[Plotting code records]
· · · ·
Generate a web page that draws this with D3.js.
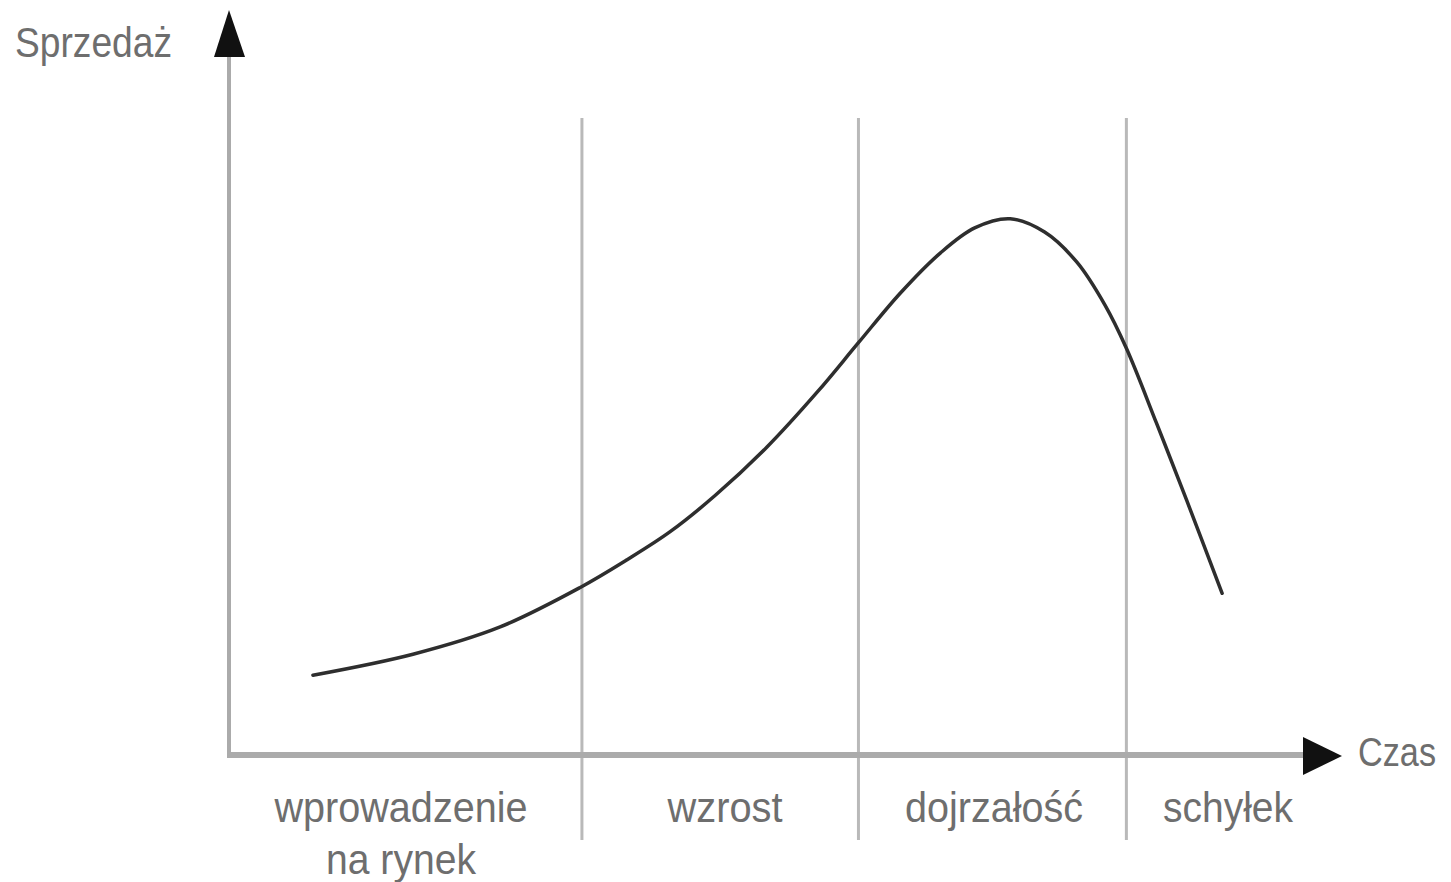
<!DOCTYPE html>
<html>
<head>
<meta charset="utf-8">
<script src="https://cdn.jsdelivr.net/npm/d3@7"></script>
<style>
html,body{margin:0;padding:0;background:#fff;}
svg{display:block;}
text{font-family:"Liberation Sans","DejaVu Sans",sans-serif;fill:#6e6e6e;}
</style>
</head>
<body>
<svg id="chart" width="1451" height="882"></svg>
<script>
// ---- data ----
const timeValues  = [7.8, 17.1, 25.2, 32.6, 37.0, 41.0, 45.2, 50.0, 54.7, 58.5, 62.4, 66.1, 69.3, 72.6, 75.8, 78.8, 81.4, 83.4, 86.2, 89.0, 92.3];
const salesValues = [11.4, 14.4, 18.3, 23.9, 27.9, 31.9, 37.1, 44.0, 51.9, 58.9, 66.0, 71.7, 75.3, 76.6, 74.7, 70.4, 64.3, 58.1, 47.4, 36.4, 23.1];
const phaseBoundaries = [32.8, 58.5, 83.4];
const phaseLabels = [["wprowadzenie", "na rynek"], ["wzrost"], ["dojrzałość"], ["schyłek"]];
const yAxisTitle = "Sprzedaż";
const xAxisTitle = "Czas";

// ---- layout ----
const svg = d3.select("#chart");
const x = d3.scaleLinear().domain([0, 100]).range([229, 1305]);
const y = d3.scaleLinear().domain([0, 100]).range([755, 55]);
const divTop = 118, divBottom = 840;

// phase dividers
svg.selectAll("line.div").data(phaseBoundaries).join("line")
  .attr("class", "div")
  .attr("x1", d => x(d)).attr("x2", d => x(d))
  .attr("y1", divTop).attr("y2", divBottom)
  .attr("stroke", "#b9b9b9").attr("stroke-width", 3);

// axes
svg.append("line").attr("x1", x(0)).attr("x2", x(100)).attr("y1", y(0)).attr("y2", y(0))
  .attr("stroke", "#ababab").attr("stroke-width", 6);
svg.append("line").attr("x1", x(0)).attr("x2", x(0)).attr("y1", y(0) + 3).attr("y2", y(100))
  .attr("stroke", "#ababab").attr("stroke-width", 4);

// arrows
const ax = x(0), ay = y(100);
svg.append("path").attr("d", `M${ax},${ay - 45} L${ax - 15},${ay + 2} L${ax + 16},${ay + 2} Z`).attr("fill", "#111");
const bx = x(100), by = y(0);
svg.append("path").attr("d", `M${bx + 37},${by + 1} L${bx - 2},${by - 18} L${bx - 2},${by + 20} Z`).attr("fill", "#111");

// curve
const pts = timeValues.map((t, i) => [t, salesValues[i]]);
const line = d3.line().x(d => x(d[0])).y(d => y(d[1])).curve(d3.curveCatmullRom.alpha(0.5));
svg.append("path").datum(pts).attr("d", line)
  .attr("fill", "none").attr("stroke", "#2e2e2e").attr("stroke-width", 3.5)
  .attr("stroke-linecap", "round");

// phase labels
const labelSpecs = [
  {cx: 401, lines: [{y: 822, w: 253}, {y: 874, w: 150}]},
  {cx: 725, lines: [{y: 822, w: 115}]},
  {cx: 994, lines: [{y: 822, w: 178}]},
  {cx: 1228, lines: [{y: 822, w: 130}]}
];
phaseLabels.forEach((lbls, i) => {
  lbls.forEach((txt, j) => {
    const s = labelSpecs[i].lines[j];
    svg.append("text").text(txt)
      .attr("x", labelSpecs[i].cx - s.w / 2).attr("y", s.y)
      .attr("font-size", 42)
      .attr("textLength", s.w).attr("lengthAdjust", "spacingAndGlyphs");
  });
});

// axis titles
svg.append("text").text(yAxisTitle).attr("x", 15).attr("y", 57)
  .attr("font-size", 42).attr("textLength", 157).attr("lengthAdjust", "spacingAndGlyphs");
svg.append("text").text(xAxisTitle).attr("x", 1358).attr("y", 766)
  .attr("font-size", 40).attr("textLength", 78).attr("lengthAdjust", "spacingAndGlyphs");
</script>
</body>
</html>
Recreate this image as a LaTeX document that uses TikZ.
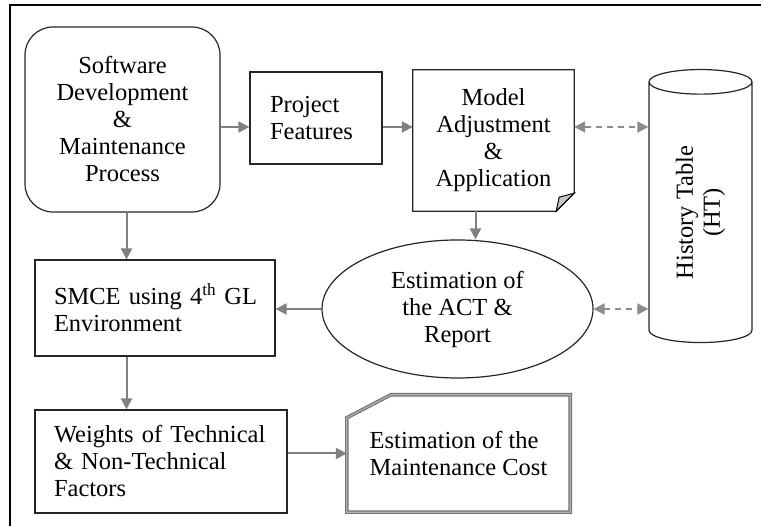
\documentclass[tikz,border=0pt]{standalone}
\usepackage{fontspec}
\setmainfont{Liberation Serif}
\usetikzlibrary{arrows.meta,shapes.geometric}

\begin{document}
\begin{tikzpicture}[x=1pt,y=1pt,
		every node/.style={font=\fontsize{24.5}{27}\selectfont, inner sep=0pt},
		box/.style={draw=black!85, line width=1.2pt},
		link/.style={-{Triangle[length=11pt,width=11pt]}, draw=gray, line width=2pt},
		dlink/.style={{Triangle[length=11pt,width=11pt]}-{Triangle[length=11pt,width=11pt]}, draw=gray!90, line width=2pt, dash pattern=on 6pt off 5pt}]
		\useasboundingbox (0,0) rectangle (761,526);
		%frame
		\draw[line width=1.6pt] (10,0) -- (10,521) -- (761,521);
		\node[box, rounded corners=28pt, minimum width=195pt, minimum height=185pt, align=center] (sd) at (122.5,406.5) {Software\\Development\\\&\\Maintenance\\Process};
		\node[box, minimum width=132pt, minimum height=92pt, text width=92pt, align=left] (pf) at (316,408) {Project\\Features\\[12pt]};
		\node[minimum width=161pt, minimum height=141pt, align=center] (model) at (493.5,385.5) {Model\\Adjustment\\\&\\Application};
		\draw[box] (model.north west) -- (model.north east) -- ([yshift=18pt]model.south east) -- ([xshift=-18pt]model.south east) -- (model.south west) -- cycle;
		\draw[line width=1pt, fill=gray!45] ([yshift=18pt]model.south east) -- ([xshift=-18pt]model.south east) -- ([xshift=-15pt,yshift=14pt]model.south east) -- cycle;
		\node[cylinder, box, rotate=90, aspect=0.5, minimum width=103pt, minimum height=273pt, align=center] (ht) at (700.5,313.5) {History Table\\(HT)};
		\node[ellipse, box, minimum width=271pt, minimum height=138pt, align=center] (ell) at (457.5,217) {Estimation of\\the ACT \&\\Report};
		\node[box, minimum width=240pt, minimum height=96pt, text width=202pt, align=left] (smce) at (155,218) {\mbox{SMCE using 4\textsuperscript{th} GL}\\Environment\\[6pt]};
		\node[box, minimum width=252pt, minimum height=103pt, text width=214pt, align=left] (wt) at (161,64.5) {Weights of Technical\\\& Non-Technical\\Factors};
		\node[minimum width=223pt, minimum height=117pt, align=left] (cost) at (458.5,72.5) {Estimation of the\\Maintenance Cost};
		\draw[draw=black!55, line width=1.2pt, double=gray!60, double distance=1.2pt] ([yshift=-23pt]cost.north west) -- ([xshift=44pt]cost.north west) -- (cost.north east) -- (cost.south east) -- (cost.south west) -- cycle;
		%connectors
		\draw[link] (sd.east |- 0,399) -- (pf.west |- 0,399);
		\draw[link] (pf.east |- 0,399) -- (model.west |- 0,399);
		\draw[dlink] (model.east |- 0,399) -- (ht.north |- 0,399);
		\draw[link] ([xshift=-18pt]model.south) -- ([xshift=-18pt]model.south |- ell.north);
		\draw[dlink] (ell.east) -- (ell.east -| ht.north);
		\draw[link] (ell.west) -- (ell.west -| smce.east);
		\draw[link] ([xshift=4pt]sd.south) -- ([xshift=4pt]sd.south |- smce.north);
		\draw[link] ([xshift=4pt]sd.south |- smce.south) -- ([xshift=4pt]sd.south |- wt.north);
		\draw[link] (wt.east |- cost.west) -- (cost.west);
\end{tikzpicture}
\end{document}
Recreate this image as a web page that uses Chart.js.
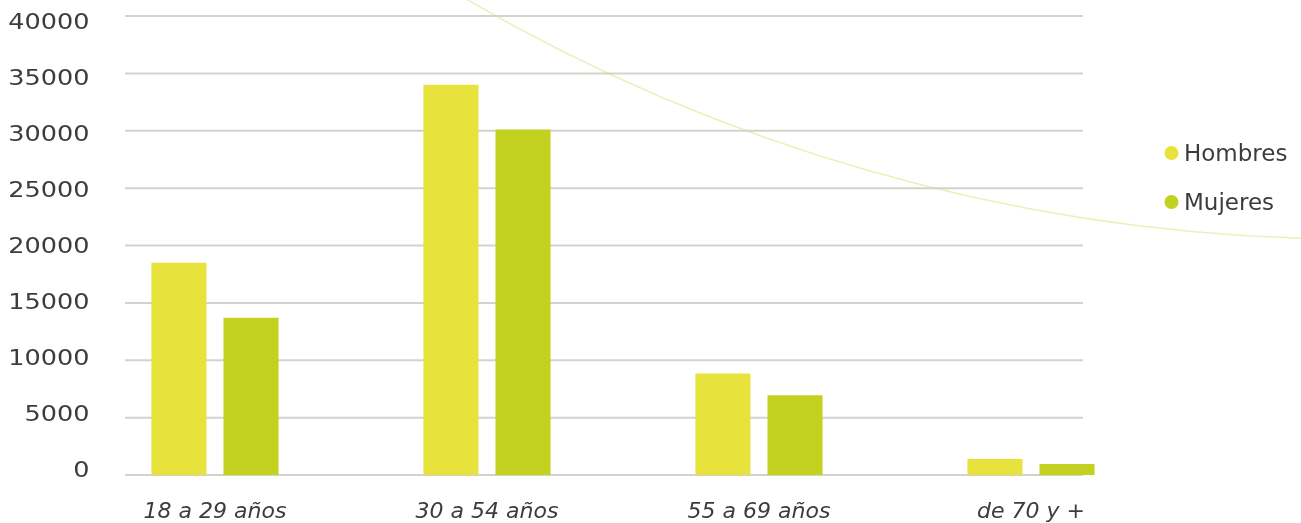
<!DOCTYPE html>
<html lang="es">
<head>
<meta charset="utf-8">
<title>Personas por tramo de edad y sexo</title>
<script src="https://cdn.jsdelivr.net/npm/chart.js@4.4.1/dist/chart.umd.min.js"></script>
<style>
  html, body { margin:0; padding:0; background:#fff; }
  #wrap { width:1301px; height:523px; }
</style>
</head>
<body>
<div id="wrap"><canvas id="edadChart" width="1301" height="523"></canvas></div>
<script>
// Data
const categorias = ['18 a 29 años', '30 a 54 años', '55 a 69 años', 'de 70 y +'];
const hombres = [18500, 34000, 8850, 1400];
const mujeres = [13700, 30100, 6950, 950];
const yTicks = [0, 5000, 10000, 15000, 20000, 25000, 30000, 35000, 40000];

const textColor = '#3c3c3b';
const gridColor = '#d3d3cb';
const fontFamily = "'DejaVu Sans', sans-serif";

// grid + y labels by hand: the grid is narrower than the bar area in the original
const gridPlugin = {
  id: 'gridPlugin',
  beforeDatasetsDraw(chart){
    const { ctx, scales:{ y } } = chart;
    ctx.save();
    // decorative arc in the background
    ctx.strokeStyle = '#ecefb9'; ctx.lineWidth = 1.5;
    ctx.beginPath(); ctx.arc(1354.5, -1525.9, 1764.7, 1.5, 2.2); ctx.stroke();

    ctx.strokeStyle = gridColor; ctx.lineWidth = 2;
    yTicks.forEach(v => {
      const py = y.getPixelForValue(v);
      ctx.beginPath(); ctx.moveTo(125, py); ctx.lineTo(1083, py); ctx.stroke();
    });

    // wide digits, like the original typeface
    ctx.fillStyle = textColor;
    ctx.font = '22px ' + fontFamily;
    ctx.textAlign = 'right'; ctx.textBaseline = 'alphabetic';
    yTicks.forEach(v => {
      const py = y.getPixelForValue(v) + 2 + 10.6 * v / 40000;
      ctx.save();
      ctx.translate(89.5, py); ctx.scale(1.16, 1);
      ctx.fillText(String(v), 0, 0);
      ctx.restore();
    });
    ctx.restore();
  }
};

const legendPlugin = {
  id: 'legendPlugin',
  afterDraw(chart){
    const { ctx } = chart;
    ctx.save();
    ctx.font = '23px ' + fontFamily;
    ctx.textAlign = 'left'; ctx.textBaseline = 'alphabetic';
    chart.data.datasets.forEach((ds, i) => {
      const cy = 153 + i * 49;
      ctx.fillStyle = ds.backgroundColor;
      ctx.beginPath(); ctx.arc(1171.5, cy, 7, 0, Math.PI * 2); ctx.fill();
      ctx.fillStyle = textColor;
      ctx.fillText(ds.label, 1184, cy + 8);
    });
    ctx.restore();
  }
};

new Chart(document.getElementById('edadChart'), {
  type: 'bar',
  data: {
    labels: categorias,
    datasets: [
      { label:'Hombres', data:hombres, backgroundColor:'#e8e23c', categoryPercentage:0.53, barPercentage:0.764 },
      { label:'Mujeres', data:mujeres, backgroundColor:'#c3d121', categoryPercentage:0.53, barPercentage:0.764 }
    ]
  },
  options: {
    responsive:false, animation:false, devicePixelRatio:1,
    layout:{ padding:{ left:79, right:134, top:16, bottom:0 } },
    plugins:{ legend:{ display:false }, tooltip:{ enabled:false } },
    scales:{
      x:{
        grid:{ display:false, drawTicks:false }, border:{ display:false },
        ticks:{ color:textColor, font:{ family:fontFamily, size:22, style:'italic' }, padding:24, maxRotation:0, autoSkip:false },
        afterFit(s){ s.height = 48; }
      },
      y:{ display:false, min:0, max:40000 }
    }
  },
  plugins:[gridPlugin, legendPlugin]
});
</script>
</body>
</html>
· · · ·
* **Short problem**: Repeat the lines between those holding "Recreate this image as a web" and "30000, 35000, 40000];", inclusive. Pictures stay out.

* **The response**:
Recreate this image as a web page that uses Chart.js.
<!DOCTYPE html>
<html lang="es">
<head>
<meta charset="utf-8">
<title>Personas por tramo de edad y sexo</title>
<script src="https://cdn.jsdelivr.net/npm/chart.js@4.4.1/dist/chart.umd.min.js"></script>
<style>
  html, body { margin:0; padding:0; background:#fff; }
  #wrap { width:1301px; height:523px; }
</style>
</head>
<body>
<div id="wrap"><canvas id="edadChart" width="1301" height="523"></canvas></div>
<script>
// Data
const categorias = ['18 a 29 años', '30 a 54 años', '55 a 69 años', 'de 70 y +'];
const hombres = [18500, 34000, 8850, 1400];
const mujeres = [13700, 30100, 6950, 950];
const yTicks = [0, 5000, 10000, 15000, 20000, 25000, 30000, 35000, 40000];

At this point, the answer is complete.